There is no one-size-fits-all solution for documentation tooling. Many factors determine which tooling will be a good fit for the team and the product, and the options are seemingly endless. Building Illuminate allows me to test different technologies and techniques to learn hands-on where the pain points and limitations are and the scope of work to implement different documentation features. Regardless of whether I would be performing the work myself or in collaboration with a development team, this insight is invaluable.
Besides all that, I just enjoy building things.
Technology
Gatsby (framework)
I originally chose Gatsby because it was one of the most popular static site generators with an active community. It also had plenty of content and a rich plugin ecosystem to make building a website easier for someone like me who wasn't (yet) experienced in coding and web development. It uses React and GraphQL, both of which I wanted to learn, so I thought this would be a good way to get acquainted.
Overall, Gatsby has been a great learning tool and shares many common features with other popular web frameworks.

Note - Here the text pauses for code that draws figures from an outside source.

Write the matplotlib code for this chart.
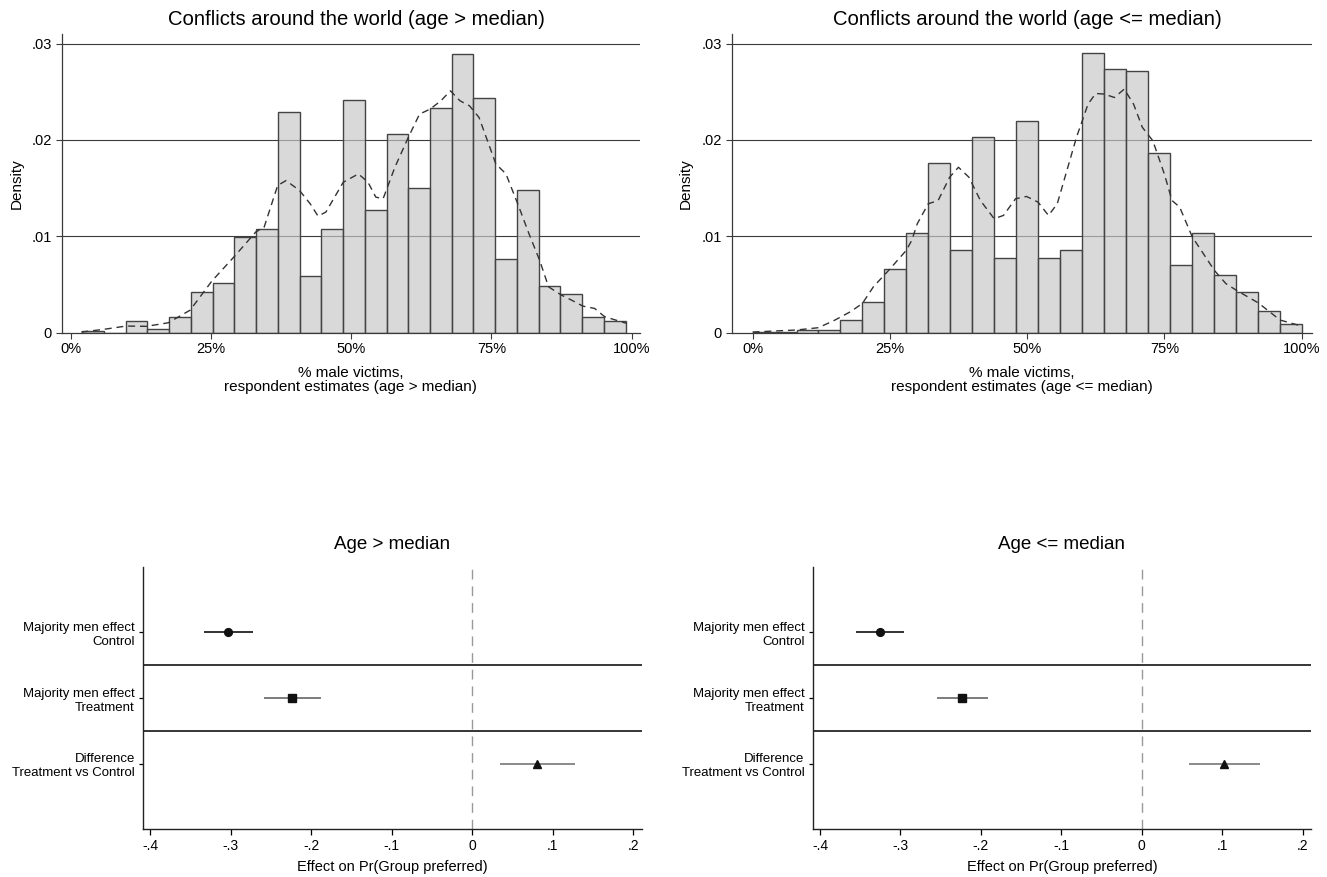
import numpy as np
import matplotlib.pyplot as plt

plt.rcParams["font.family"] = ["Liberation Sans", "DejaVu Sans"]

# histogram of respondent estimates, density per percentage point
old_start, old_width = 2.07, 3.874
old_density = [0.00014, 0.0, 0.00117, 0.00034, 0.0016, 0.0042, 0.0052, 0.0099,
               0.0108, 0.0229, 0.0059, 0.0108, 0.0242, 0.0127, 0.0206, 0.0150,
               0.0233, 0.0289, 0.0244, 0.0076, 0.0148, 0.0048, 0.0040, 0.0016,
               0.0012]
young_start, young_width = 0.0, 4.0
young_density = [0.0001, 0.0001, 0.0003, 0.0003, 0.0013, 0.0032, 0.0066, 0.0103,
                 0.0176, 0.0086, 0.0203, 0.0078, 0.0220, 0.0078, 0.0086, 0.0290,
                 0.0274, 0.0272, 0.0186, 0.0070, 0.0103, 0.0060, 0.0042, 0.0023,
                 0.0009]

# kernel density overlays
old_kde_x = [1.9, 5.8, 9.9, 13.5, 17.4, 21.3, 25.2, 29.1, 33.0, 34.5, 36.9, 38.4,
             40.8, 42.7, 44.1, 45.5, 48.6, 51.3, 53.0, 54.4, 55.7, 57.8, 60.2,
             62.2, 64.1, 66.0, 67.7, 69.4, 71.1, 72.8, 75.8, 77.6, 79.7, 81.7,
             83.6, 85.2, 87.5, 89.3, 91.3, 93.4, 95.2, 99.1]
old_kde_y = [0.00007, 0.00034, 0.00069, 0.00066, 0.00103, 0.00234, 0.00538,
             0.00786, 0.01045, 0.01097, 0.01528, 0.01579, 0.01476, 0.01338,
             0.0121, 0.01252, 0.01562, 0.01648, 0.01562, 0.01407, 0.0139,
             0.01717, 0.02028, 0.02269, 0.02321, 0.02407, 0.0251, 0.02407,
             0.02355, 0.02234, 0.01752, 0.01648, 0.01338, 0.01028, 0.00752,
             0.00476, 0.0039, 0.00338, 0.00276, 0.00252, 0.00166, 0.00097]
young_kde_x = [0.0, 8.0, 12.0, 15.0, 17.8, 20.0, 22.0, 24.8, 28.0, 29.0, 30.0,
               32.0, 33.8, 35.9, 37.5, 39.4, 41.5, 44.0, 45.7, 47.9, 49.9, 52.0,
               53.9, 55.5, 56.9, 59.0, 61.1, 62.5, 64.1, 65.9, 67.7, 69.4, 71.0,
               72.9, 75.0, 76.4, 77.8, 80.1, 81.3, 84.1, 86.2, 88.1, 92.1, 96.1,
               100.0]
young_kde_y = [0.00007, 0.00028, 0.00052, 0.00131, 0.00217, 0.00303, 0.00476,
               0.00648, 0.00855, 0.00959, 0.01131, 0.01338, 0.01372, 0.01614,
               0.01717, 0.01614, 0.01372, 0.01183, 0.01217, 0.0139, 0.01414,
               0.01355, 0.01217, 0.01338, 0.01614, 0.02028, 0.02372, 0.02483,
               0.02476, 0.02441, 0.02528, 0.02372, 0.02131, 0.01993, 0.01648,
               0.01372, 0.01303, 0.00993, 0.0089, 0.00648, 0.0051, 0.00441,
               0.0031, 0.00131, 0.00069]

# coefficient estimates with 95% CIs
effect_labels = ["Majority men effect\nControl", "Majority men effect\nTreatment",
                 "Difference\nTreatment vs Control"]
old_coef = [-0.303, -0.2238, 0.0807]
old_lo = [-0.3333, -0.2585, 0.0344]
old_hi = [-0.2728, -0.1883, 0.1272]
young_coef = [-0.3258, -0.223, 0.1021]
young_lo = [-0.355, -0.2548, 0.0587]
young_hi = [-0.296, -0.191, 0.1466]

W, H = 1327, 877
fig = plt.figure(figsize=(W / 100, H / 100), dpi=100)


def px_axes(x0, y0, x1, y1):
    return fig.add_axes([x0 / W, 1 - y1 / H, (x1 - x0) / W, (y1 - y0) / H])


def hist_panel(ax, start, width, dens, kx, ky, xlim, title, xlabel):
    edges = start + width * np.arange(len(dens))
    for yv in (0.01, 0.02, 0.03):
        ax.axhline(yv, color="#3a3a3a", lw=0.8, zorder=1)
    ax.bar(edges, dens, width=width, align="edge",
           color=(0.783, 0.783, 0.783, 0.69), edgecolor="#444444",
           linewidth=1.0, zorder=2)
    ax.plot(kx, ky, color="#333333", lw=1.0, dashes=(5, 3.5), zorder=3)
    ax.set_xlim(*xlim)
    ax.set_ylim(0, 0.031)
    ax.set_xticks([0, 25, 50, 75, 100])
    ax.set_xticklabels(["0%", "25%", "50%", "75%", "100%"])
    ax.set_yticks([0, 0.01, 0.02, 0.03])
    ax.set_yticklabels(["0", ".01", ".02", ".03"])
    ax.set_title(title, fontsize=14.6, pad=6.5, x=0.509)
    ax.set_xlabel(xlabel, fontsize=11, linespacing=1.0, labelpad=7)
    ax.set_ylabel("Density", fontsize=11, labelpad=6)
    for s in ("top", "right"):
        ax.spines[s].set_visible(False)
    for s in ("left", "bottom"):
        ax.spines[s].set_color("#3a3a3a")
        ax.spines[s].set_linewidth(0.9)
    ax.tick_params(labelsize=10.5, length=4, width=0.8, color="#3a3a3a", pad=3)


def coef_panel(ax, coef, lo, hi, title):
    ax.axvline(0, color="#999999", lw=1.0, dashes=(7, 5), zorder=1)
    for yv in (1.5, 2.5):
        ax.axhline(yv, color="black", lw=1.1, zorder=1)
    rows = np.arange(1, len(coef) + 1)
    ci_colors = ["#111111", "#666666", "#777777"]
    markers = ["o", "s", "^"]
    for r, c, l, h, cc, m in zip(rows, coef, lo, hi, ci_colors, markers):
        ax.hlines(r, l, h, color=cc, lw=1.2, zorder=2)
        ax.plot(c, r, marker=m, color="#111111", markersize=5.6, ls="none",
                zorder=3)
    ax.set_ylim(4, 0)
    ax.set_xlim(-0.4087, 0.2104)
    ax.set_yticks(rows)
    ax.set_yticklabels(effect_labels, linespacing=1.25, ha="right")
    ax.set_xticks([-0.4, -0.3, -0.2, -0.1, 0, 0.1, 0.2])
    ax.set_xticklabels(["-.4", "-.3", "-.2", "-.1", "0", ".1", ".2"])
    ax.set_title(title, fontsize=13.5, pad=13)
    ax.set_xlabel("Effect on Pr(Group preferred)", fontsize=10.5, labelpad=5)
    for s in ("top", "right"):
        ax.spines[s].set_visible(False)
    for s in ("left", "bottom"):
        ax.spines[s].set_color("#222222")
        ax.spines[s].set_linewidth(1.0)
    ax.tick_params(axis="x", labelsize=10, length=4, width=0.9, pad=3)
    ax.tick_params(axis="y", labelsize=9.5, length=3, width=0.9, pad=3)


ax1 = px_axes(61.7, 34, 640, 332.7)
hist_panel(ax1, old_start, old_width, old_density, old_kde_x, old_kde_y,
           (-1.6, 101.5), "Conflicts around the world (age > median)",
           "% male victims,\nrespondent estimates (age > median)")

ax2 = px_axes(731.5, 34, 1312, 332.7)
hist_panel(ax2, young_start, young_width, young_density, young_kde_x, young_kde_y,
           (-3.84, 101.9), "Conflicts around the world (age <= median)",
           "% male victims,\nrespondent estimates (age <= median)")

ax3 = px_axes(143.3, 566.7, 641.7, 829.3)
coef_panel(ax3, old_coef, old_lo, old_hi, "Age > median")

ax4 = px_axes(813, 566.7, 1311, 829.3)
coef_panel(ax4, young_coef, young_lo, young_hi, "Age <= median")

fig.savefig("out.png", dpi=100)
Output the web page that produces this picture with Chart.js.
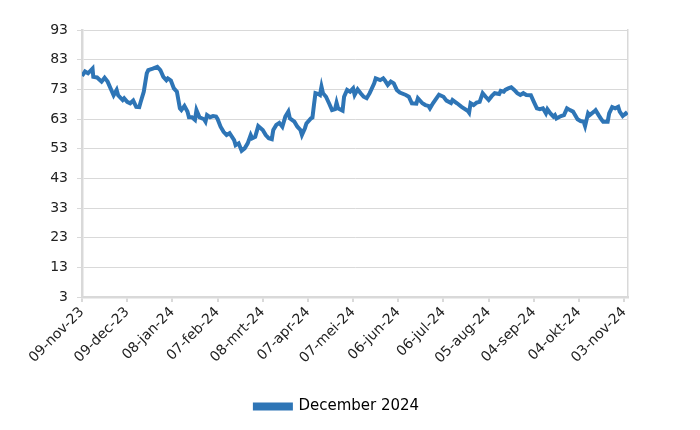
<!DOCTYPE html>
<html>
<head>
<meta charset="utf-8">
<script src="https://cdn.jsdelivr.net/npm/chart.js@4"></script>
<style>
  html, body { margin: 0; padding: 0; background: #fff; }
</style>
</head>
<body>
<canvas id="chart" width="700" height="430"></canvas>
<script>
// day offset from 09-nov-23 and value
const days = [0, 2, 4, 7, 7.5, 10, 13, 15, 17, 19, 21, 23, 24, 27, 28, 30, 32, 34, 36, 38, 39, 41, 43, 44, 47, 50,
  52, 54, 56, 57, 59, 61, 63, 64, 65, 66, 68, 70, 71, 73, 75, 76, 78, 81, 82, 83, 85, 87, 89, 90, 92, 94,
  96, 98, 101, 102, 104, 106, 108, 110, 112, 113, 115, 117, 120, 122, 124, 126, 127, 129, 131, 133, 135,
  137, 138, 141, 143, 145, 146, 148, 149, 152, 153, 154, 155, 157, 158, 159, 160, 162, 164, 166, 168,
  169, 170, 173, 174, 176, 178, 180, 181, 183, 185, 187, 189, 191, 194, 195, 198, 200, 201, 203, 205,
  207, 209, 211, 215, 217, 219, 222, 223, 226, 228, 230, 231, 233, 237, 240, 242, 245, 246, 249, 252,
  256, 257, 258, 260, 262, 264, 266, 268, 270, 272, 274, 277, 278, 280, 281, 283, 285, 287, 289, 291,
  293, 295, 298, 300, 302, 304, 306, 308, 309, 311, 313, 314, 315, 318, 320, 322, 324, 326, 329, 331,
  333, 334, 336, 337, 340, 341, 343, 345, 346, 349, 350, 352, 354, 356, 357, 359, 361, 362];
const values = [77.5, 79, 78.4, 80, 77.2, 77, 75.6, 76.9, 75.6, 73.3, 71, 72.8, 71, 69.4, 70, 68.8, 68.3, 69.2, 67.1, 67, 68.8, 72.2, 78.4, 79.5, 80, 80.6,
  79.5, 77.2, 76.1, 76.7, 76, 73.3, 72.2, 69.4, 66.6, 66, 67.4, 65.5, 63.6, 63.6, 62.7, 66, 63.6, 62.9, 62.1, 64.3, 63.6, 64, 63.8, 63, 60.4, 58.7,
  57.6, 58.2, 55.9, 54.2, 54.8, 52.3, 53.1, 54.8, 57.6, 56.5, 57, 60.6, 59.3, 57.6, 56.5, 56.2, 59.3, 61, 61.7, 60.4, 63.8,
  65.5, 63.2, 62.1, 60.4, 59.3, 57.6, 59.9, 61.5, 63.2, 63.5, 67.7, 71.7, 71.4, 71.1, 73.9, 71.7, 70.5, 68.3, 66, 66.3,
  68.5, 66.6, 65.8, 70.5, 72.8, 72.2, 73.3, 71.1, 73, 71.7, 70.5, 70, 71.7, 75, 76.7, 76.1, 76.7, 76.1, 74.5, 75.6,
  75, 72.8, 71.9, 71.1, 70.5, 68.3, 68.2, 70, 68.3, 67.7, 67.4, 66.6, 68.3, 71.2, 70.5, 69.2, 68.4, 69.4, 68.3, 67.1,
  65.8, 65.1, 68.3, 67.7, 68.5, 68.8, 71.7, 70.5, 69.4, 70.7, 71.7, 71.4, 72.5, 72.2, 72.8, 73.3, 73.7, 72.8, 71.7, 71.1,
  71.7, 71.1, 71, 68.8, 66.6, 66.3, 66.6, 64.9, 66.3, 64.9, 63.8, 64.3, 63.2, 64, 64.3, 66.6, 66, 65.5, 62.9, 62.3,
  62.1, 60.6, 64.9, 64.3, 65.5, 66, 64.3, 62.7, 62.1, 62.1, 64.9, 67, 66.6, 67.1, 65.5, 64, 64.9, 64.3];
const tickDays = [0, 30, 60, 90, 120, 150, 180, 210, 240, 270, 300, 330, 360];
const tickLabels = ['09-nov-23', '09-dec-23', '08-jan-24', '07-feb-24', '08-mrt-24', '07-apr-24', '07-mei-24',
  '06-jun-24', '06-jul-24', '05-aug-24', '04-sep-24', '04-okt-24', '03-nov-24'];
const yTicks = [3, 13, 23, 33, 43, 53, 63, 73, 83, 93];

const lineColor = '#2e75b6';
const gridColor = '#d9d9d9';
const font = { family: '"DejaVu Sans", sans-serif', size: 14 };

const points = days.map((d, i) => ({ x: d, y: values[i] }));

new Chart(document.getElementById('chart'), {
  type: 'line',
  data: {
    datasets: [{
      label: 'December 2024',
      data: points,
      borderColor: lineColor,
      backgroundColor: lineColor,
      borderWidth: 4,
      pointRadius: 0,
      tension: 0,
      fill: false
    }]
  },
  options: {
    responsive: false,
    animation: false,
    devicePixelRatio: 1,
    layout: { padding: { left: 22, right: 48, top: 30, bottom: 6 } },
    plugins: {
      tooltip: { enabled: false },
      legend: {
        position: 'bottom',
        labels: {
          font: { family: font.family, size: 15 },
          color: '#000',
          boxWidth: 36,
          boxHeight: 4,
          padding: 10
        }
      }
    },
    scales: {
      x: {
        type: 'linear',
        min: 0,
        max: 362.5,
        afterFit: s => { s.height = 92; },
        afterBuildTicks: s => { s.ticks = tickDays.map(v => ({ value: v })); },
        ticks: {
          font: font,
          color: '#222',
          minRotation: 45,
          maxRotation: 45,
          padding: 2,
          autoSkip: false,
          callback: (v) => tickLabels[tickDays.indexOf(v)]
        },
        grid: { drawOnChartArea: false, color: gridColor, lineWidth: 2, tickLength: 5 },
        border: { color: gridColor, width: 2.5 }
      },
      y: {
        min: 3,
        max: 93,
        afterFit: s => { s.width = 60; },
        afterBuildTicks: s => { s.ticks = yTicks.map(v => ({ value: v })); },
        ticks: { font: font, color: '#222', padding: 9 },
        grid: { color: gridColor, lineWidth: 1, tickLength: 5 },
        border: { color: gridColor, width: 2.5 }
      },
      y2: {
        position: 'right',
        min: 3,
        max: 93,
        afterFit: s => { s.width = 24; },
        ticks: { display: false },
        grid: { drawOnChartArea: false, drawTicks: false },
        border: { color: gridColor, width: 1.5 }
      }
    }
  }
});
</script>
</body>
</html>
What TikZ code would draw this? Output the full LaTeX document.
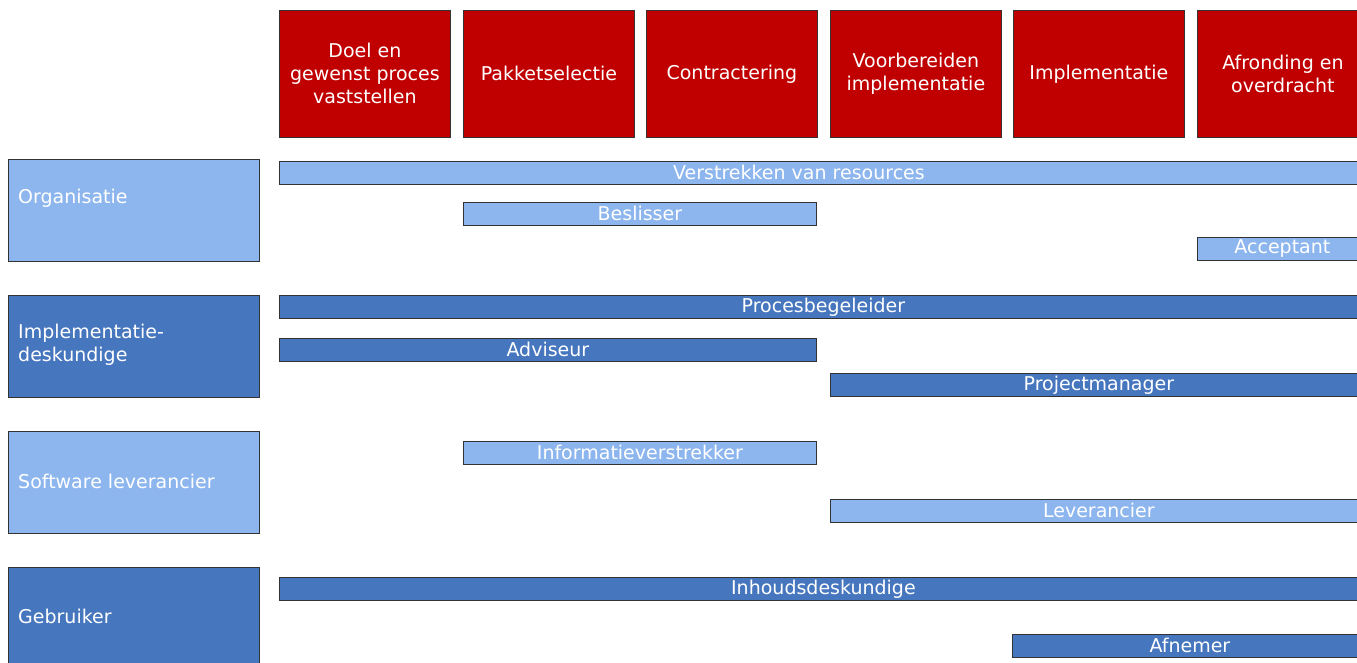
\documentclass[tikz,border=0pt]{standalone}
\usepackage{fontspec}
\setmainfont{DejaVu Sans}
\begin{document}
\begin{tikzpicture}[x=1pt,y=-1pt,
  txt/.style={font=\fontsize{19}{23}\selectfont},
  box/.style={draw=black!80, line width=0.8pt, inner sep=0pt, anchor=north west, text=white, txt},
  phase/.style={box, fill=phasered, minimum width=171pt, minimum height=127pt, align=center},
  role/.style={box, minimum width=251pt, minimum height=102pt},
  rolelabel/.style={anchor=west, text=white, align=left, inner sep=0pt, txt},
  bar/.style={box, minimum height=23pt},
  lightfill/.style={fill=lightblue},
  darkfill/.style={fill=darkblue}]
\definecolor{phasered}{HTML}{C00000}
\definecolor{lightblue}{HTML}{8DB6EE}
\definecolor{darkblue}{HTML}{4676BE}
\useasboundingbox (0,0) rectangle (1357,662);

% Phases
\node[phase] (p1) at (279,10) {Doel en\\gewenst proces\\vaststellen};
\node[phase] (p2) at (463,10) {Pakketselectie};
\node[phase] (p3) at (646,10) {Contractering};
\node[phase] (p4) at (830,10) {Voorbereiden\\implementatie};
\node[phase] (p5) at (1013,10) {Implementatie};
\node[phase] (p6) at (1197,10) {Afronding en\\overdracht};

% Roles
\node[role, lightfill] (r1) at (8,159) {};
\node[role, darkfill] (r2) at (8,295) {};
\node[role, lightfill] (r3) at (8,431) {};
\node[role, darkfill] (r4) at (8,567) {};
\node[rolelabel] (t1) at (18,198) {Organisatie};
\node[rolelabel] (t2) at (18,345) {Implementatie-\\deskundige};
\node[rolelabel] (t3) at (18,481) {Software leverancier};
\node[rolelabel] (t4) at (18,616) {Gebruiker};

% Responsibilities
\node[bar, lightfill, minimum width=1088pt] (b1) at (279,161) {};
\node[text=white, txt, inner sep=0pt] (b1t) at (799,172.5) {Verstrekken van resources};
\node[bar, lightfill, minimum width=353pt] (b2) at (463,202) {Beslisser};
\node[bar, lightfill, minimum width=170pt] (b3) at (1197,237) {Acceptant};

\node[bar, darkfill, minimum width=1088pt] (b4) at (279,295) {Procesbegeleider};
\node[bar, darkfill, minimum width=537pt] (b5) at (279,338) {Adviseur};
\node[bar, darkfill, minimum width=537pt] (b6) at (830,373) {Projectmanager};

\node[bar, lightfill, minimum width=353pt] (b7) at (463,441) {Informatieverstrekker};
\node[bar, lightfill, minimum width=537pt] (b8) at (830,499) {Leverancier};

\node[bar, darkfill, minimum width=1088pt] (b9) at (279,577) {Inhoudsdeskundige};
\node[bar, darkfill, minimum width=355pt] (b10) at (1012,634) {Afnemer};
\end{tikzpicture}
\end{document}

However, after being acquired by Netlify last year, Gatsby's future seems unclear. I will probably migrate future work with Illuminate to a different framework.
MDX (content)
MDX lets you write content in Markdown, the simplest and most widely used format for software documentation. It supports an ecosystem of plugins such as rehype and remark make it easy to add more advanced functionality, as needed. MDX allows the use of custom JSX components to create more rich and engaging content. Refer Markdown and MDX to learn more about how to author content in Illuminate.
Chakra UI (component library)
Chakra UI is a unique middle ground between a solution like Tailwind or plain CSS and a framework like Bootstrap. They emphasize accessibility in their components and follow WAI-ARIA standards. This allows me to quickly build layouts from scratch without getting too caught up in the details while still having plenty of flexibility in the design.
Code Hike (code examples)
Code Hike goes beyond just basic syntax highlighting for code blocks. It also allows the author to add an extra degree of interaction with code blocks so that readers can see relevant parts of the code highlighted as they progress through instructions. It uses Bright for syntax highlighting which enables the use of any VSCode theme. Code Hike also enables the ability to link to external code files so that code samples can be isolated from the rest of the content. Refer to Code Hike to learn more about how to use these components in Illuminate.
Pagefind (search)
Pagefind is a fast, client-side search tool created by Cloudflare for integration with static site generators. It can handle searching large volumes of content without sacrificing speed because the search index is split into chunks, so only a small part of the index needs to be loaded. For most use cases, the network payload will be under 100kB. Refer to the Search guide to learn how to use Illuminate's search integration.